“Shopping with Raven” is a monthly shopping list curated by London-based writer Raven Smith, whose witty take on superior product revolves around a different occasion to shop every four weeks. This month, fittingly, home entertainment to stay sane during self-isolating.
Despite the numerous dead houseplants, I’ve managed to stay alive during the current apocalypse. Who knew staying indoors and watching Netflix was a survival strategy? I’m isolated and wondering if extreme boredom is a symptom of Covid-19. The world hasn’t completely ended, but we’ve all been on lockdown a few weeks, and while we plot to murder our spouses, we still need a few creature comforts. Something to pass the time between each governmentally-allotted daily walk.
Behold some soothers as we wait for herd immunity. Here are my top picks to get through self-isolation while it lasts.
Buly 1803 Ivorian Black Soap
Every time I wash my hands singing “Happy Birthday” to myself, I get more depressed, as if I’m aging another year with each bout of cleanliness. Buly offers this uncut gem, a soapy therapy that corrects the premature aging and makes you smell glorious in a masc way. This little truffle of soap will ease the whiff of the stress sweats under your arms, too. With plant ashes, palm kernel oil, and potassium, it’s just the right side of witchy.
Advanced LED Mask
You’ll look like Freddy from Friday the 13th for 10 minutes a day, but your skin will be a horror-free calm placid lake. You’ll emerge into the Corona-free future with less visible wrinkles. This mask is like one of the seasonally affected syndrome lamps, so you just get happier with each session. What more could you want?
Birkenstock Suede Boston Mule
Forget the leathery clomp of a chef clog around your house on lockdown. Zoom calls are waist-up, so go for all out comfort from the naval downwards. Think jogging bottoms or loose boxers, like it’s 1995. You need a divan bed of shearling under each foot so it’s like you’ve never left your bed. This is the closest you’ll come to slippers without resorting to slippers, grandad.
New Yorker Subscription
You finally have time to read The New Yorker in full every week without adding them to that judgmental pile that’s stacking up in the bathroom. You’ll feel cleverer — even if you spent the rest of your waking hours on Animal Crossing.
A 20-Pack of Diet Coke
Why waste calories on full fat coke?

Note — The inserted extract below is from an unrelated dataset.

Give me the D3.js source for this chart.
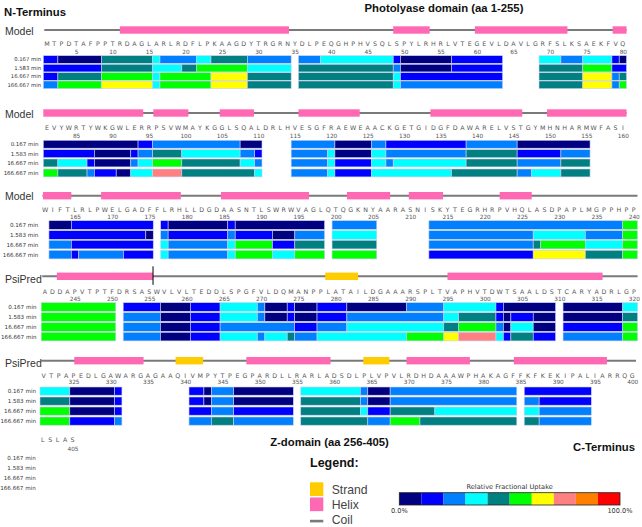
<!DOCTYPE html>
<html><head><meta charset="utf-8">
<script src="https://cdn.jsdelivr.net/npm/d3@7"></script>
<style>body{margin:0;background:#fff}svg{display:block}</style>
</head><body><svg id="c" width="642" height="527"></svg>
<script>
// ---------------- DATA ----------------
const sequence = "MTPDTAFPPTRDAGLARLRDFLPKAAGDYTRGRNYDLPEQGHPHVSQLSPYLRHRLVTEGEVLDAVLGRFSLKSAEKFVQ" +
  "EVYWRTYWKGWLERRPSVWMAYKGGLSQALDRLHVESGFRAEWEAACKGETGIDGFDAWARELVSTGYMHNHARMWFASI" +
  "WIFTLRLPWELGADFFLRHLLDGDAASNTLSWRWVAGLQTQGKNYAARASNISKYTEGRHRPVHQLASDPAPLMGPPHPP" +
  "ADDAPVTPTFDRSASWVLVLTEDDLSPGFVLDQMANPPLATAILDGAAARSPLTVAPHVTDWTSAALDSTCARYADRLGP" +
  "VTPAPEDLGAWARGAGAAQIVMPYTPEGPARDLLRARLADSDLPLVPVLRDHDAAAWPHAKAGFFKFKEKIPALIARRQG" +
  "LSLAS";
const timePoints = ["0.167 min", "1.583 min", "16.667 min", "166.667 min"];
const uptakeColors = ["#000080","#0000ff","#0080ff","#00ffff","#008080","#00ff00","#ffff00","#ff8080","#ff8000","#ff0000"];
const blockStarts = [1, 81, 161, 241, 321, 401];
const ssSource = ["Model", "Model", "Model", "PsiPred", "PsiPred", null];

// peptide segments: [first residue, last residue, relative fractional uptake %]
const uptake_0167 = [
  [1,2,15],[3,8,5],[9,15,45],[16,16,35],[17,21,25],[22,23,35],[24,28,45],[29,34,25],[36,38,25],[39,48,35],
  [49,49,15],[50,56,5],[57,63,15],[69,71,35],[72,74,25],[75,78,35],[79,79,15],[80,80,5],
  [81,93,5],[94,95,15],[96,107,25],[108,110,5],[115,120,25],[121,125,5],[126,127,25],[128,138,15],[139,145,25],[146,155,5],
  [162,164,5],[165,175,15],[177,177,15],[178,185,5],[186,186,15],[187,198,5],[200,205,25],[213,238,25],[239,240,55],
  [241,250,55],[252,256,15],[257,260,5],[261,264,15],[265,269,35],[270,270,25],[271,273,5],[274,274,15],[275,277,5],
  [278,281,15],[282,289,5],[290,294,25],[295,301,35],[302,302,15],[303,309,5],[311,318,5],[319,320,35],
  [321,324,35],[325,330,5],[331,331,15],[341,342,15],[343,343,5],[344,346,25],[347,354,5],[356,363,35],[364,364,25],
  [365,367,5],[368,384,25],[386,394,15]
];
const uptake_1583 = [
  [1,8,15],[9,15,45],[16,19,35],[20,21,45],[22,28,55],[29,34,35],[36,48,45],[49,49,25],[50,56,5],[57,63,15],
  [69,74,45],[75,78,55],[79,80,15],
  [81,87,15],[88,92,5],[93,93,15],[94,95,25],[96,99,45],[100,107,35],[108,109,25],[110,110,15],[115,119,25],[120,120,35],
  [121,125,5],[126,127,35],[128,138,25],[139,145,45],[146,151,15],[152,155,25],
  [162,174,15],[175,175,5],[177,177,25],[178,185,15],[186,186,25],[187,191,15],[192,194,5],[195,198,25],[200,205,35],
  [213,226,25],[227,233,35],[234,238,25],[239,240,55],
  [241,250,55],[252,256,25],[257,260,5],[261,264,15],[265,269,35],[270,270,25],[271,273,5],[274,274,15],[275,277,5],
  [278,281,15],[282,294,25],[295,296,35],[297,301,45],[302,302,15],[303,303,5],[304,306,15],[307,309,5],[311,318,5],[319,320,45],
  [321,324,45],[325,330,5],[331,331,15],[341,342,15],[343,343,5],[344,346,25],[347,354,5],[356,363,45],[364,364,25],
  [365,367,5],[368,384,25],[386,387,25],[388,394,15]
];
const uptake_16667 = [
  [1,2,15],[3,8,45],[9,15,55],[16,16,35],[17,23,55],[24,28,65],[29,34,45],[36,48,45],[49,49,35],[50,63,15],
  [69,74,45],[75,78,65],[79,79,25],[80,80,45],
  [81,82,45],[83,86,35],[87,87,15],[88,92,5],[93,93,25],[94,95,35],[96,99,55],[100,107,45],[108,109,35],[110,110,25],
  [115,119,25],[120,120,35],[121,125,15],[126,127,35],[128,128,25],[129,138,35],[139,145,45],[146,151,25],[152,155,45],
  [162,164,25],[165,175,15],[177,177,35],[178,185,25],[186,186,35],[187,191,55],[192,194,15],[195,198,45],[200,205,45],
  [213,226,25],[227,227,45],[228,233,55],[234,238,35],[239,240,55],
  [241,250,55],[252,256,25],[257,260,5],[261,264,15],[265,274,25],[275,277,15],[278,281,25],[282,294,35],[295,296,45],
  [297,301,55],[302,302,25],[303,303,5],[304,306,35],[307,309,5],[311,318,15],[319,320,55],
  [321,324,55],[325,330,5],[331,331,15],[341,343,15],[344,346,25],[347,354,15],[356,363,45],[364,364,35],[365,367,15],
  [368,373,45],[374,384,35],[386,387,35],[388,394,25]
];
const uptake_166667 = [
  [1,2,25],[3,8,55],[9,15,65],[16,16,35],[17,23,55],[24,28,65],[29,34,45],[36,48,45],[49,49,35],[50,63,25],
  [69,74,45],[75,78,65],[79,79,25],[80,80,55],
  [81,82,55],[83,86,45],[87,87,25],[88,90,15],[91,92,5],[93,95,35],[96,99,75],[100,109,45],[110,110,35],
  [115,119,25],[120,120,35],[121,125,15],[126,136,35],[137,145,45],[146,147,25],[148,151,35],[152,155,45],
  [162,164,25],[165,165,15],[166,171,25],[172,175,15],[177,177,35],[178,185,25],[186,186,35],[187,191,55],[192,194,35],
  [195,198,55],[200,205,55],[213,226,15],[227,233,65],[234,238,45],[239,240,55],
  [241,250,55],[252,256,25],[257,260,5],[261,264,15],[265,269,35],[270,270,25],[271,273,35],[274,274,45],[275,277,25],
  [278,289,35],[290,294,55],[295,296,65],[297,301,75],[302,302,35],[303,303,15],[304,306,45],[307,309,15],[311,318,25],[319,320,55],
  [321,324,55],[325,330,15],[331,331,25],[341,343,25],[344,346,45],[347,354,25],[356,364,45],[365,367,25],
  [368,371,55],[372,384,45],[386,387,45],[388,394,25]
];
const uptakeByTime = [uptake_0167, uptake_1583, uptake_16667, uptake_166667];

// secondary structure: [from residue, to residue]
const helices = [
  [11.5,33.7],[49,53],[60.2,71.9],[79.1,93.7],[96.1,99.9],[105.2,108.9],[116,123.4],[134.1,145.7],[150.1,160],
  [161.2,164],[169,178.7],[185.1,195.9],[202,206.8],[210.3,213.9],[222.5,225.8],
  [243.1,255],[295.5,315.3],
  [325.6,333.9],[348.7,359],[370.2,377.7],[384.6,396.1]
];
const strands = [[279.1,282.5],[339.2,341.9],[364.4,366.9]];
const domainBoundary = 255.5;

// ---------------- LAYOUT ----------------
const layout = [
  {left:43.3, w:7.29,  model:30,    seq:43.3,  tick:51.7,  rows:[55.7,64.3,72.7,81],      rowH:7.6, lab:41,   labFs:5.3, labelY:31},
  {left:43.3, w:7.29,  model:113,   seq:128,   tick:135.7, rows:[140.3,149.7,159,169],    rowH:7.9, lab:38.5, labFs:5.5, labelY:114},
  {left:41.5, w:7.45,  model:195.7, seq:209.3, tick:216.7, rows:[220.7,230.7,240.3,250.3],rowH:8.6, lab:38.3, labFs:5.6, labelY:196.7},
  {left:41.2, w:7.455, model:276.3, seq:291.3, tick:298.7, rows:[302.7,312.7,322.7,332.3],rowH:8.6, lab:36.5, labFs:5.6, labelY:279.7},
  {left:40,   w:7.45,  model:360.7, seq:375.7, tick:382.3, rows:[387,397,407,417],        rowH:8.2, lab:36,   labFs:5.6, labelY:363},
  {left:39,   w:7.45,  model:null,  seq:440,   tick:449,   rows:[453.7,463.7,473.7,483.7],rowH:8,   lab:35.7, labFs:5.6}
];

const svg = d3.select("#c");
const color = d3.scaleQuantize().domain([0, 100]).range(uptakeColors);
const seqFont = "DejaVu Sans, Verdana, sans-serif";
const titleFont = "Liberation Sans, Arial, sans-serif";

blockStarts.forEach((first, bi) => {
  const L = layout[bi];
  const n = Math.min(80, sequence.length - first + 1);
  const last = first + n - 1;
  const x = d3.scaleLinear().domain([first - 0.5, first + 79.5]).range([L.left, L.left + 80 * L.w]);
  const g = svg.append("g");

  if (L.model !== null) {
    g.append("text").attr("x", 5).attr("y", L.labelY).attr("dy", "0.35em")
      .attr("font-family", titleFont).attr("font-size", 10.5).attr("fill", "#333")
      .text(ssSource[bi]);
    g.append("line").attr("x1", x(first - 0.5) + 1).attr("x2", x(last + 0.5))
      .attr("y1", L.model).attr("y2", L.model).attr("stroke", "#7a7a7a").attr("stroke-width", 2);
    const clip = arr => arr.map(d => [Math.max(d[0], first), Math.min(d[1], last)]).filter(d => d[0] <= d[1]);
    g.selectAll("rect.helix").data(clip(helices)).join("rect").attr("class", "helix")
      .attr("x", d => x(d[0] - 0.5)).attr("width", d => x(d[1] + 0.5) - x(d[0] - 0.5))
      .attr("y", L.model - 3.7).attr("height", 7.4).attr("fill", "#ff69b4");
    g.selectAll("rect.strand").data(clip(strands)).join("rect").attr("class", "strand")
      .attr("x", d => x(d[0] - 0.5)).attr("width", d => x(d[1] + 0.5) - x(d[0] - 0.5))
      .attr("y", L.model - 3.7).attr("height", 7.4).attr("fill", "#ffcc00");
    if (domainBoundary > first && domainBoundary < last) {
      g.append("line").attr("x1", x(domainBoundary)).attr("x2", x(domainBoundary))
        .attr("y1", L.model - 10).attr("y2", L.model + 8.5).attr("stroke", "#000").attr("stroke-width", 1);
    }
  }

  const residues = d3.range(first, last + 1);
  g.selectAll("text.aa").data(residues).join("text").attr("class", "aa")
    .attr("x", r => x(r)).attr("y", L.seq).attr("dy", "0.35em").attr("text-anchor", "middle")
    .attr("font-family", seqFont).attr("font-size", 6.3).attr("fill", "#555")
    .text(r => sequence[r - 1]);

  const tickVals = residues.filter(r => r % 5 === 0);
  const axis = d3.axisBottom(x).tickValues(tickVals).tickSize(0).tickPadding(0).tickFormat(d3.format("d"));
  const ag = g.append("g").attr("transform", `translate(0,${L.tick - 2.2})`).call(axis);
  ag.select(".domain").remove();
  ag.selectAll("text").attr("font-family", seqFont).attr("font-size", 5.8).attr("fill", "#555");

  timePoints.forEach((tp, ti) => {
    const y0 = L.rows[ti];
    g.append("text").attr("x", L.lab).attr("y", y0 + L.rowH / 2).attr("dy", "0.35em")
      .attr("text-anchor", "end").attr("font-family", seqFont).attr("font-size", L.labFs).attr("fill", "#333")
      .text(tp);
    const segs = uptakeByTime[ti]
      .map(s => [Math.max(s[0], first), Math.min(s[1], last), s[2]])
      .filter(s => s[0] <= s[1]);
    g.selectAll("rect.seg" + ti).data(segs).join("rect").attr("class", "seg" + ti)
      .attr("x", s => x(s[0] - 0.5)).attr("width", s => x(s[1] + 0.5) - x(s[0] - 0.5))
      .attr("y", y0).attr("height", L.rowH)
      .attr("fill", s => color(s[2])).attr("stroke", "#c9cdee").attr("stroke-width", 0.6);
  });
});

// ---------------- TITLES ----------------
const title = (txt, xx, yy, fs, anchor) => svg.append("text").attr("x", xx).attr("y", yy)
  .attr("font-family", titleFont).attr("font-weight", "bold").attr("font-size", fs)
  .attr("fill", "#111").attr("text-anchor", anchor || "start").text(txt);
title("N-Terminus", 4, 15.5, 11.3);
title("Photolyase domain (aa 1-255)", 444, 12, 11.3, "middle");
title("Z-domain (aa 256-405)", 329.5, 445.5, 11.3, "middle");
title("C-Terminus", 635, 451, 11.3, "end");
title("Legend:", 310, 466.7, 12.5);

// ---------------- LEGEND ----------------
const ssLegend = [["Strand", "#ffcc00"], ["Helix", "#ff69b4"], ["Coil", "#7a7a7a"]];
const lg = svg.append("g");
const ly = d3.scaleBand().domain(ssLegend.map(d => d[0])).range([482.3, 527]).paddingInner(0.05);
ssLegend.forEach((d, i) => {
  if (d[0] === "Coil") {
    lg.append("rect").attr("x", 310).attr("y", 519.8).attr("width", 13.3).attr("height", 2.6).attr("fill", d[1]);
  } else {
    lg.append("rect").attr("x", 310).attr("y", ly(d[0])).attr("width", 13.3).attr("height", 13.7).attr("fill", d[1]);
  }
  lg.append("text").attr("x", 331.7).attr("y", [493.5, 509, 523.5][i])
    .attr("font-family", titleFont).attr("font-size", 12.2).attr("fill", "#444").text(d[0]);
});

const cx = d3.scaleLinear().domain([0, 100]).range([399.3, 620]);
const cb = svg.append("g");
cb.selectAll("rect.cell").data(uptakeColors).join("rect").attr("class", "cell")
  .attr("x", (c, i) => cx(i * 10)).attr("width", (c, i) => cx((i + 1) * 10) - cx(i * 10))
  .attr("y", 492.7).attr("height", 12.3).attr("fill", c => c);
cb.append("rect").attr("x", cx(0)).attr("y", 492.7).attr("width", cx(100) - cx(0)).attr("height", 12.3)
  .attr("fill", "none").attr("stroke", "#222").attr("stroke-width", 0.8);
cb.append("text").attr("x", (cx(0) + cx(100)) / 2).attr("y", 489.3).attr("text-anchor", "middle")
  .attr("font-family", "DejaVu Sans, sans-serif").attr("font-size", 6.6).attr("fill", "#333")
  .text("Relative Fractional Uptake");
[[0, "0.0%"], [100, "100.0%"]].forEach(d => {
  cb.append("text").attr("x", cx(d[0])).attr("y", 512.5).attr("text-anchor", "middle")
    .attr("font-family", "DejaVu Sans, sans-serif").attr("font-size", 6.6).attr("fill", "#333").text(d[1]);
});
</script></body></html>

Save them for wine.
Tekla Fabrics Brown Towel
There’s nothing weirder than a brown towel; without visible stains, it’s somehow full of potential secrets. It’s a bit off and therefore infinitely more chic. How now brown towel?
The Secret History by Donna Tartt
When your thumb finally shuts down from infinite scrolling, you can’t go wrong with classic literature.
Personalized vitamins to keep you harder, better, faster, stronger. It doesn’t matter if you have one of those unusual names they don’t usually cater for in generic gift shops.
We all have Instagram Live fatigue, but Florence and the Butternut Squash is a gift that keeps on giving.
Weleda Salt Toothpaste
Sometimes I get so bored of brushing my teeth I think I’ll scream. This paste offers respite from the mundanity of mint.
16oz Bazzini Pistachios
We’re all hungry-caterpillaring through our lockdown stores, but pistachios slow the perpetual munch with their tricky shells. The idea is to delay your fingers reaching for more biscuits.